We build the predictor network of the RNN-T model with 3 layers of LSTMs with 512 hidden units, which are sandwiched between an linear Embedding layer and a linear output projection layer. Our LSTM layers are the same as shown in [shangguan2019optimizing]. A layer normalization is added to stabilize the hidden dynamics of the cell [Ba2016Layer]. The joiner network of the RNN-T contains one linear layer of size 1024, and a softmax that predicts the probabilistic distributions of 4097 tokens: 4096 pre-trained sentence pieces [kudo-richardson-2018-sentencepiece] and a blank token.

Figure 3: Simplified Emformer Cell (no memory block)

5 Prior Works

Gaussian weight noise injection into neural network training is not a new technique.
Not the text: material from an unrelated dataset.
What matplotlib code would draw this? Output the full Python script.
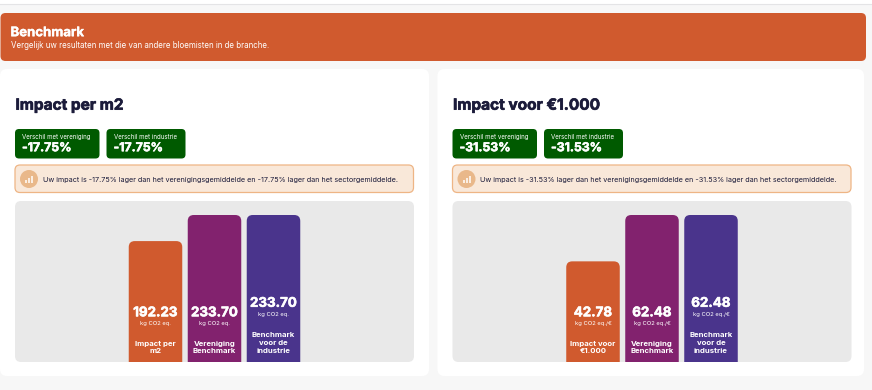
import matplotlib
matplotlib.use("Agg")
import matplotlib.pyplot as plt
import matplotlib.patheffects as pe
from matplotlib.patches import FancyBboxPatch, Rectangle, Circle
from matplotlib.transforms import blended_transform_factory

plt.rcParams['font.family'] = ['Inter', 'DejaVu Sans']

W, H = 872, 390

# chart data
titles = ["Impact per m2", "Impact voor €1.000"]
diff_labels = ["Verschil met vereniging", "Verschil met industrie"]
diff_values = [["-17.75%", "-17.75%"], ["-31.53%", "-31.53%"]]
notes = ["Uw impact is -17.75% lager dan het verenigingsgemiddelde en -17.75% lager dan het sectorgemiddelde.",
         "Uw impact is -31.53% lager dan het verenigingsgemiddelde en -31.53% lager dan het sectorgemiddelde."]
values_m2 = [192.23, 233.70, 233.70]
values_eur = [42.78, 62.48, 62.48]
units = ["kg CO2 eq.", "kg CO2 eq./€"]
labels_m2 = ["Impact per\nm2", "Vereniging\nBenchmark", "Benchmark\nvoor de\nindustrie"]
labels_eur = ["Impact voor\n€1.000", "Vereniging\nBenchmark", "Benchmark\nvoor de\nindustrie"]

orange = "#d05a2e"
purple = "#82226e"
indigo = "#4a348c"
green = "#005a00"
navy = "#1b1b3a"

fig = plt.figure(figsize=(W / 100, H / 100), dpi=100, facecolor="#f7f7f7")

# background axes in pixels, y pointing down
bg = fig.add_axes([0, 0, 1, 1])
bg.set_xlim(0, W)
bg.set_ylim(H, 0)
bg.axis("off")


def box(x0, y0, x1, y1, color, r=5, edge="none", lw=0):
    bg.add_patch(FancyBboxPatch((x0 + r, y0 + r), x1 - x0 - 2 * r, y1 - y0 - 2 * r,
                                boxstyle=f"round,pad={r},rounding_size={r}",
                                fc=color, ec=edge, lw=lw))


def heavy(width, color):
    return [pe.withStroke(linewidth=width, foreground=color)]


# top strip and banner
box(-10, -10, 882, 4.5, "#ffffff", r=3, edge="#e4e4e6", lw=0.8)
box(0.5, 13, 866, 61, orange, r=5)
bg.text(10.5, 33.2, "Benchmark", color="white", fontsize=9.5, fontweight="bold", va="center",
        path_effects=heavy(0.25, "white"))
bg.text(10.5, 45.8, "Vergelijk uw resultaten met die van andere bloemisten in de branche.",
        color="white", fontsize=5.7, va="center")


def draw_card(x0, x1, title, diffs, note, values, labels, unit):
    box(x0, 69, x1, 376, "#ffffff", r=7)
    px = x0 + 15
    bg.text(px + 0.5, 105.2, title, color=navy, fontsize=11.1, fontweight="bold", va="center",
            path_effects=heavy(0.45, navy))

    # green difference badges
    badge_x = [(px, px + 84.5), (px + 91.5, px + 170.5)]
    for (b0, b1), lab, val in zip(badge_x, diff_labels, diffs):
        box(b0, 129, b1, 158.5, green, r=4)
        bg.text(b0 + 7, 136.7, lab, color="white", fontsize=4.45, va="center")
        bg.text(b0 + 7, 148.2, val, color="white", fontsize=8.8, fontweight="bold", va="center",
                path_effects=heavy(0.4, "white"))

    # note strip
    box(px, 165, px + 398.5, 192.5, "#f9e8d9", r=5, edge="#eeb585", lw=0.9)
    bg.add_patch(Circle((px + 14, 179), 9, fc="#e9b88a", ec="none"))
    for dx, h in zip([-3, 0, 3], [3, 5, 7]):
        bg.add_patch(Rectangle((px + 14 + dx - 1, 182.5 - h), 2, h, fc="#fbeee2", ec="none"))
    bg.text(px + 27.5, 180.3, note, color=navy, fontsize=5.2, va="center")

    # gray plot area with the bars
    ax_x0, ax_x1 = px, px + 399
    ax_y0, ax_y1 = 201, 362
    bg.add_patch(FancyBboxPatch((ax_x0 + 6, ax_y0 + 6), ax_x1 - ax_x0 - 12, ax_y1 - ax_y0 - 12,
                                boxstyle="round,pad=6,rounding_size=6", fc="#e9e9e9", ec="none"))
    ax = fig.add_axes([ax_x0 / W, 1 - ax_y1 / H, (ax_x1 - ax_x0) / W, (ax_y1 - ax_y0) / H])
    ax.patch.set_alpha(0)
    ax.axis("off")
    step = 59.0
    half = (ax_x1 - ax_x0) / 2 / step
    ymax = max(values) * (ax_y1 - ax_y0) / 147.0
    ax.set_xlim(1 - half, 1 + half)
    ax.set_ylim(0, ymax)
    x_per_px = 1 / step
    y_per_px = ymax / (ax_y1 - ax_y0)
    width = 0.907
    rx = 6 * x_per_px
    ry = 6 * y_per_px
    trans = blended_transform_factory(ax.transData, bg.transData)
    for i, (v, col, lab) in enumerate(zip(values, [orange, purple, indigo], labels)):
        # bar runs on below the axes so only the top corners show rounded
        ax.add_patch(FancyBboxPatch((i - width / 2, -ry * 3), width, v + ry * 3,
                                    boxstyle=f"round,pad=0,rounding_size={rx}",
                                    mutation_aspect=ry / rx, fc=col, ec="none", clip_on=True))
        three = lab.count("\n") == 2
        top = 303.8 if three else 313.3
        ax.text(i, top, f"{v:.2f}", transform=trans, color="white", fontsize=9.6,
                fontweight="bold", ha="center", va="center", path_effects=heavy(0.4, "white"))
        ax.text(i, top + 10.5, unit, transform=trans, color="white", fontsize=4.2,
                ha="center", va="center")
        ax.text(i, 347.5 if not three else 343, lab, transform=trans, color="white",
                fontsize=5.6, fontweight="bold", ha="center",
                va="center", linespacing=1.35)


draw_card(0, 429, titles[0], diff_values[0], notes[0], values_m2, labels_m2, units[0])
draw_card(437.5, 864, titles[1], diff_values[1], notes[1], values_eur, labels_eur, units[1])

fig.savefig("out.png", dpi=100, facecolor=fig.get_facecolor())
Noisy training for recurrent neural networks has been discussed as early as in 1996 in [jim1996analysis]. The paper concluded that noisy training in feed-forward RNNs resulted in faster convergence and better generalization.

Fast forward to 2011, Graves framed Gaussian weight noise injection during the training of neural networks in the context of variational inferences [graves2011practical]; Graves et al. in [graves2013speech] further applied Gaussian weight noise empirically into a speech model training process. There are two main differences between [graves2013speech] and this work. First, the noise was added once per training sequence to a Long Short Term Memory-based Acoustic model with phoneme targets and CTC loss. In our work, however, we apply noisy training in every forward step of the model, to a transformer-based E2E ASR model with RNN-T loss. Secondly, their best models in that work were first trained without noisy training to the best log-likelihood over the dev set, before being fine-tuned with noisy training further. In our work, we train the models from scratch with noisy training, simplifying the model training process.
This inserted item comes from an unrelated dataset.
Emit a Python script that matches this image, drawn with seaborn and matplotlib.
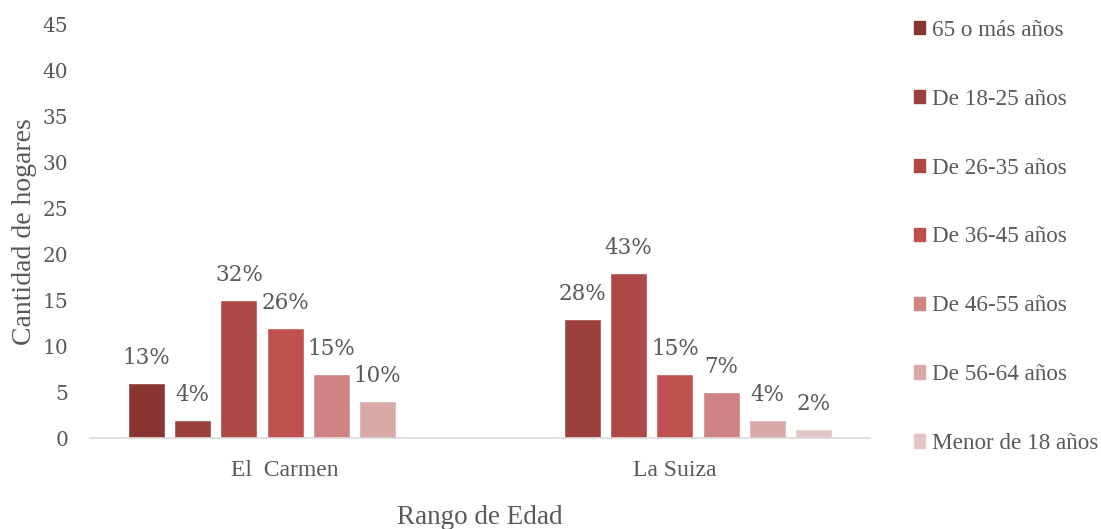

Similarly, Shan et al. and Toshniwal et al. both applied Gaussian weight noise to the attention-based non-streaming Listen-attend-and-Spell (LAS) E2E model training [shan2018attention, toshniwal2018multilingual]. They mentioned noisy training but did not discuss in depth the extent of contribution of noisy training with respect to other regularizes, or the impact of noisy training on model of different sizes like we do.

6 Conclusion

In this work, we analyze the impact of noisy training on a streaming, on-device E2E ASR model, trained with the RNN-T loss and existing strong regularization techniques. We systemically studies the ablation of noisy training with respect to the location and the magnitude of noises added. To support on-device compressed model deployment, this work specifically studies the impact of noisy training on transformer-based RNN-T models that are compressed or sparsity-pruned. We show that noisy training brings disproportionately more performance gain on smaller models, by reducing model overfitting, which could not be simply achieved via increasing the strengths of other regularizers such as drop out or data agumentation.